(Exercise description) Select every line containing the word "code" from the material, and copy those lines.

---------- Data for processing

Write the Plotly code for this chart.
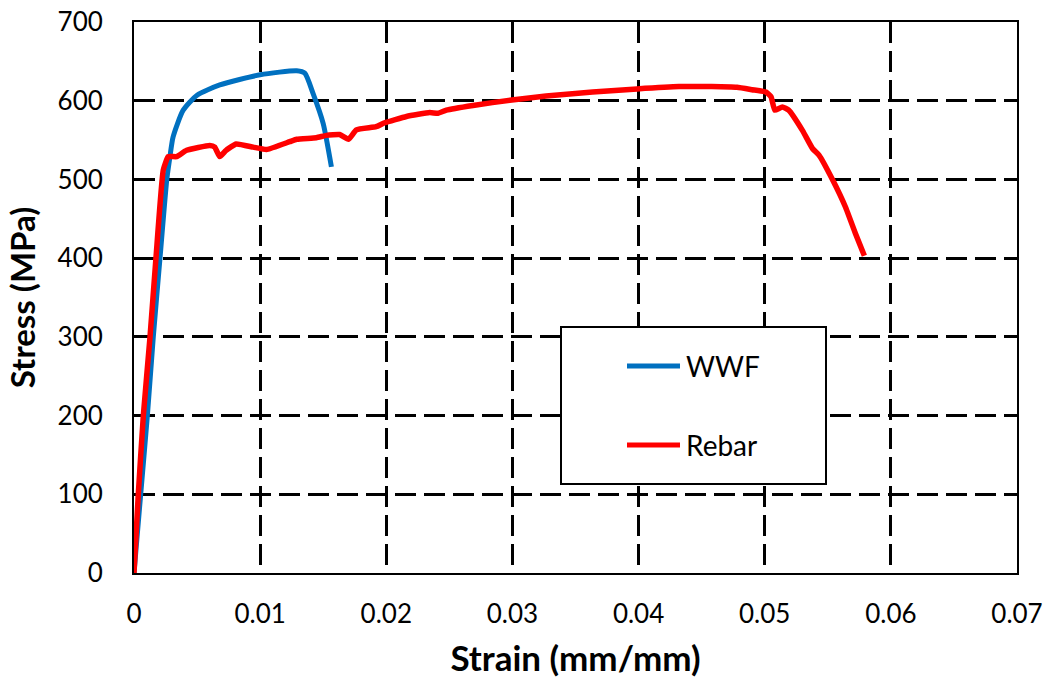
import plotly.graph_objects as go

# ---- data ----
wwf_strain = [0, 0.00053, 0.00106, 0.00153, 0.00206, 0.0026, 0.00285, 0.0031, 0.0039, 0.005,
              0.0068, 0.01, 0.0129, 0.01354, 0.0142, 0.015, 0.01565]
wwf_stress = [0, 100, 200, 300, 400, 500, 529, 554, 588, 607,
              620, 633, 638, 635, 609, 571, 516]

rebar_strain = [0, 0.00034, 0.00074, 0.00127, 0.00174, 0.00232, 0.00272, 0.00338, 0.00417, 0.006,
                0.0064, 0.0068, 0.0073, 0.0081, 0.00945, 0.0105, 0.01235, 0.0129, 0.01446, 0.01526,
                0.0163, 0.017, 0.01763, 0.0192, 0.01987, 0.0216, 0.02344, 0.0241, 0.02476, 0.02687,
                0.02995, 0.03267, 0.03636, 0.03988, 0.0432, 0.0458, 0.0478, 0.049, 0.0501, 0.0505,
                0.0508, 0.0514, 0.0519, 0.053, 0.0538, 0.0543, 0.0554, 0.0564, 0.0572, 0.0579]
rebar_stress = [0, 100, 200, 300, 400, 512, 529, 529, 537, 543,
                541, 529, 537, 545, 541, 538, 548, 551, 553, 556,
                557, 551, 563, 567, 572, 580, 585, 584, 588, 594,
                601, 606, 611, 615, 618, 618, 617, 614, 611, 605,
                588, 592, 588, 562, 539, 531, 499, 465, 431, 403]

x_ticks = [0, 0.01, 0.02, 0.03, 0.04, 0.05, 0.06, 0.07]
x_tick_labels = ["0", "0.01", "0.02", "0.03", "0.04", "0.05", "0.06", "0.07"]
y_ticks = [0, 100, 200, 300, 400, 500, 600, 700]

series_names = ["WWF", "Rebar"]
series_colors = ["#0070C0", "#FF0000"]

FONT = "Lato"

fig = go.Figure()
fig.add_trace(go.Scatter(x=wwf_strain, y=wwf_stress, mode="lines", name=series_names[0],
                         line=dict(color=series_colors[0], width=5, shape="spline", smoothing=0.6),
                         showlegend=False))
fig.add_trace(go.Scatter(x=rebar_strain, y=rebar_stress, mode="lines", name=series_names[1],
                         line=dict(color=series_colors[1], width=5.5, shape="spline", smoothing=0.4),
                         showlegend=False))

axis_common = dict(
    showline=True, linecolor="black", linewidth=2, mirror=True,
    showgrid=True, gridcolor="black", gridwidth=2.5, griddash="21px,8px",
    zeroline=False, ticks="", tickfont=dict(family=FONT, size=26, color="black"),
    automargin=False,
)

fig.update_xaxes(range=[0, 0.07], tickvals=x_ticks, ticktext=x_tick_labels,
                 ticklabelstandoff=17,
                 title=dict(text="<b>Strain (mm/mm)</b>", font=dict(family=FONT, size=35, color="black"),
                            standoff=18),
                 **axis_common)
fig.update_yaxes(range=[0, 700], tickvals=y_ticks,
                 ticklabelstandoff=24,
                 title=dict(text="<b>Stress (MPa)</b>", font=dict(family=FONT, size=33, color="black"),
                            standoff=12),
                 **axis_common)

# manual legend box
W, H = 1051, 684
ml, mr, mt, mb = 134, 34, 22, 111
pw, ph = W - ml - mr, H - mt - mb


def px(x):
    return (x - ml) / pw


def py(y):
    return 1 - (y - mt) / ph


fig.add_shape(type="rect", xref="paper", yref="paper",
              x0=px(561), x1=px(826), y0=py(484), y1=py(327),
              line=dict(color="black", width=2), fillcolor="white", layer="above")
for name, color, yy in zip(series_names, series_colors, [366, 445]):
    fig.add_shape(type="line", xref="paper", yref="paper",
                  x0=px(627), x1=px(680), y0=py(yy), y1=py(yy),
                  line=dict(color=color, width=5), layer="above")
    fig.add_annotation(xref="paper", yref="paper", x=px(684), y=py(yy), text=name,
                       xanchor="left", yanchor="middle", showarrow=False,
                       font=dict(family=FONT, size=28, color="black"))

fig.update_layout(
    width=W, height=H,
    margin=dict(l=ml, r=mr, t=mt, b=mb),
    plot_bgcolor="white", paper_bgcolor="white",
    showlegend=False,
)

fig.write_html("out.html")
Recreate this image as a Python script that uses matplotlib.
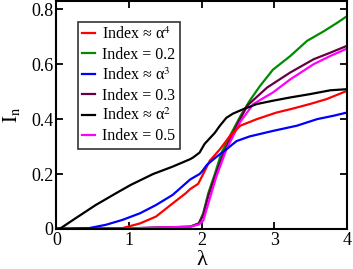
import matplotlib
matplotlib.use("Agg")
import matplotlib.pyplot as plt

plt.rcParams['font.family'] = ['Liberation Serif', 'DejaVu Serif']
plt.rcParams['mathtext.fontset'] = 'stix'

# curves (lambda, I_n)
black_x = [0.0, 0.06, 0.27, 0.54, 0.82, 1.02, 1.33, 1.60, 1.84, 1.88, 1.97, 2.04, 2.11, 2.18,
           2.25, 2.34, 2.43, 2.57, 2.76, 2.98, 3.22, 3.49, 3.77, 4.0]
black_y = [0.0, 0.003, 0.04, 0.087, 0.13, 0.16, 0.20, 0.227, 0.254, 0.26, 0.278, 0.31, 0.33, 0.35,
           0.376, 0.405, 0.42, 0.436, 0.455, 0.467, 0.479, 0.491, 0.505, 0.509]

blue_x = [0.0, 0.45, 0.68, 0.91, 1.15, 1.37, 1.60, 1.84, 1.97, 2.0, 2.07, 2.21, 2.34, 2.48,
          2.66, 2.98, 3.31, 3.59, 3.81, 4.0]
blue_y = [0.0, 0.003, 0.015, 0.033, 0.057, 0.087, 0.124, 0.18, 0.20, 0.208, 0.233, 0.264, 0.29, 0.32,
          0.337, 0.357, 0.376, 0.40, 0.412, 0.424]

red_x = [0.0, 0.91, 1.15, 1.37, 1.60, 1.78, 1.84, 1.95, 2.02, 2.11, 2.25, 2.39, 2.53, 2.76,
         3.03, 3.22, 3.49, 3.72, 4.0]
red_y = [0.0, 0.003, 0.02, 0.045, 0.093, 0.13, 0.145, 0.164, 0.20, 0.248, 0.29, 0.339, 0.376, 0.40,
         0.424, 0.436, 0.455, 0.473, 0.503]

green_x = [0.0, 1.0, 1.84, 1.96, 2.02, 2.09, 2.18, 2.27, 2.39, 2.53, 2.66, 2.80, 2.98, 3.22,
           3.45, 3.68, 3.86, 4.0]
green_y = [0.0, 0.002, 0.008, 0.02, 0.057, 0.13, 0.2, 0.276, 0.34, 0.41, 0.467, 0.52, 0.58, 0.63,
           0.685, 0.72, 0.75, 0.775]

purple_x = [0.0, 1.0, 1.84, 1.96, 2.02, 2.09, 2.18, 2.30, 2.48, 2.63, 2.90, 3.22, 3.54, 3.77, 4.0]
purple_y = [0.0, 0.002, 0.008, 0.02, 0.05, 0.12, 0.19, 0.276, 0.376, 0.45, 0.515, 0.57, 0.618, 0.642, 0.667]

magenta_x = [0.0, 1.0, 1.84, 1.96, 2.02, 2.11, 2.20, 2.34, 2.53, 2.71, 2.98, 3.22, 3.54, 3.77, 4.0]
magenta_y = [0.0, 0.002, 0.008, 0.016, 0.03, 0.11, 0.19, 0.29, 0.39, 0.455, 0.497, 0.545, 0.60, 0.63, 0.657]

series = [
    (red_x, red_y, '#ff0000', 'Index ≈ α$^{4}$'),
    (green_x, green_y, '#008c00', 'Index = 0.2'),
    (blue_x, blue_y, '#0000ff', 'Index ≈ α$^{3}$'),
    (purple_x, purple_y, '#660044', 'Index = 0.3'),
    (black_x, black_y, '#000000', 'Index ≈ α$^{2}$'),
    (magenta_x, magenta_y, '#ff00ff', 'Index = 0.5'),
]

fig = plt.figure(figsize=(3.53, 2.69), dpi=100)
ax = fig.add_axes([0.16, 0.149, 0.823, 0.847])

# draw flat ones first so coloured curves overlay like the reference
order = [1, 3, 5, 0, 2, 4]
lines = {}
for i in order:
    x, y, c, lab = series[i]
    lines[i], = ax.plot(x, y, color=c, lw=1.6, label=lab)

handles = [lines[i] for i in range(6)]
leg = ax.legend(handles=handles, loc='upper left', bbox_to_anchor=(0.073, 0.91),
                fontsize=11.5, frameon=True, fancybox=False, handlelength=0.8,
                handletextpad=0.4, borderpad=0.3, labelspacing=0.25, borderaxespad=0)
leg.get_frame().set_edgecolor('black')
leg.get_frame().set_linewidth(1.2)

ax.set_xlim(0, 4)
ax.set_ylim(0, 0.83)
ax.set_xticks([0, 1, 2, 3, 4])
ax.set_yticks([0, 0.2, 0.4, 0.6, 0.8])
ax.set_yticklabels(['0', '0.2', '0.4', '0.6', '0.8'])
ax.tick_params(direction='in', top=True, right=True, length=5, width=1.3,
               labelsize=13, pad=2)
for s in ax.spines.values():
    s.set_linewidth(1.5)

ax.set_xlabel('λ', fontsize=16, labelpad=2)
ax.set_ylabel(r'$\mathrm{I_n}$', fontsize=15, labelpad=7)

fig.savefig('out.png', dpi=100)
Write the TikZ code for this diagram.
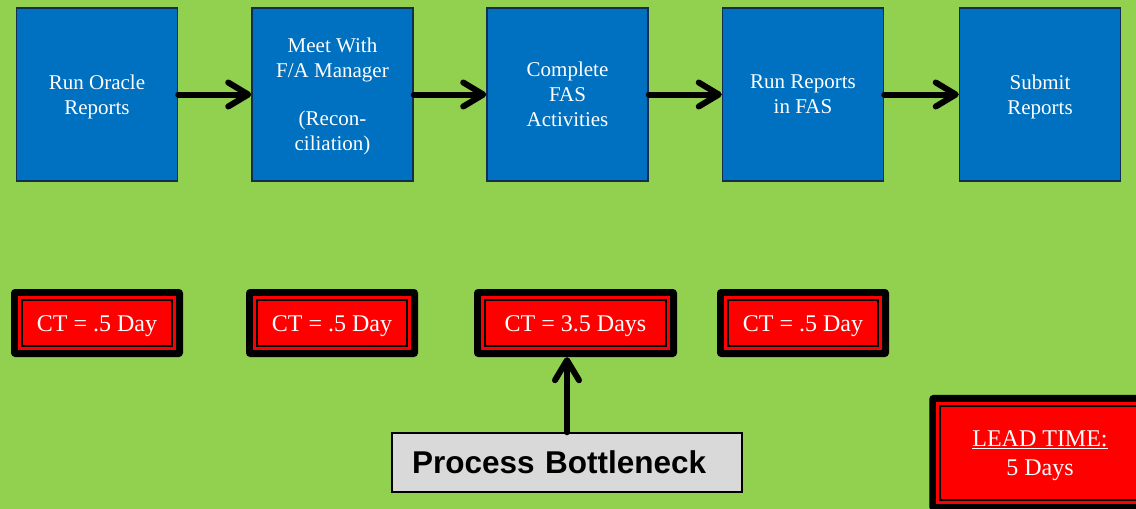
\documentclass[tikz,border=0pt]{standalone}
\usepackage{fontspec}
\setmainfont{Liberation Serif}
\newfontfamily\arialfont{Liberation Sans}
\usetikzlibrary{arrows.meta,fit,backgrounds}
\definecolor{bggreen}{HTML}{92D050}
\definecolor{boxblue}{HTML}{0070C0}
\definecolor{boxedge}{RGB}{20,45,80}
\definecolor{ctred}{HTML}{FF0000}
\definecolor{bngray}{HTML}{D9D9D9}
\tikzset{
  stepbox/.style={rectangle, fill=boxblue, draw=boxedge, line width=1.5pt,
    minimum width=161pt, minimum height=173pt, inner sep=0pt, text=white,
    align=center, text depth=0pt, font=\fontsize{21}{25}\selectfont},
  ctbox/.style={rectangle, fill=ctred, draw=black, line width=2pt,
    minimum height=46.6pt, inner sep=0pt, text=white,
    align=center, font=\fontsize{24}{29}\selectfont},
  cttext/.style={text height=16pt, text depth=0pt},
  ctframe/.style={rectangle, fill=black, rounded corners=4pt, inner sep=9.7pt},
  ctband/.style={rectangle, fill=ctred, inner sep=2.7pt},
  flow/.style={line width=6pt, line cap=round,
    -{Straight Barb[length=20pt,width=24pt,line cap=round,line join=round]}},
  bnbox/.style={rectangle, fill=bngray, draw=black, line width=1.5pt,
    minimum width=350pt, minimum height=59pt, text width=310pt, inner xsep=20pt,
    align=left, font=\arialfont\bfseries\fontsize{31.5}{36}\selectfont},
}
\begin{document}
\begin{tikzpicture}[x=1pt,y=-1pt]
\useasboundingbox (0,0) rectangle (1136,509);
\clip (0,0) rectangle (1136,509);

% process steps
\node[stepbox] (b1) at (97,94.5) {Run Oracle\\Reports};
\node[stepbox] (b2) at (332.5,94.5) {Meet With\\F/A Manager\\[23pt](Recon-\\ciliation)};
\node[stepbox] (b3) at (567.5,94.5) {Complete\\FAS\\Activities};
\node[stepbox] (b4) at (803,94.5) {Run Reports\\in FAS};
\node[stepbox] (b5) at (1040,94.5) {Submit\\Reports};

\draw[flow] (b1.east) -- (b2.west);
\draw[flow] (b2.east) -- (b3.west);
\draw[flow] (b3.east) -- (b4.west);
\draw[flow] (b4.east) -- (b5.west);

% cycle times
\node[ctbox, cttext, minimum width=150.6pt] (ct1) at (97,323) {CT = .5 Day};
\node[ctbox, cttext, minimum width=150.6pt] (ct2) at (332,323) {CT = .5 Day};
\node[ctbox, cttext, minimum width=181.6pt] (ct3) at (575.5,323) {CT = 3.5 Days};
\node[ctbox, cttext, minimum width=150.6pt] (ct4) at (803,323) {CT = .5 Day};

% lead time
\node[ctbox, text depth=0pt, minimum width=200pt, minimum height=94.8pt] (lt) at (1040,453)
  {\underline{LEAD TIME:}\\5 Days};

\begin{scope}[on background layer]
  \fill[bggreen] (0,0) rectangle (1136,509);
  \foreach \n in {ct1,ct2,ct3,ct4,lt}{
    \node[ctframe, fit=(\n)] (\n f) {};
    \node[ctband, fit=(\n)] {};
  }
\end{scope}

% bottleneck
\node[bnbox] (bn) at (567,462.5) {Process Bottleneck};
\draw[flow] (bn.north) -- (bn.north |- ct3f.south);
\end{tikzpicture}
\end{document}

--------------------

(Expected answer)
Write the Plotly code for this chart.
Write the TikZ code for this diagram.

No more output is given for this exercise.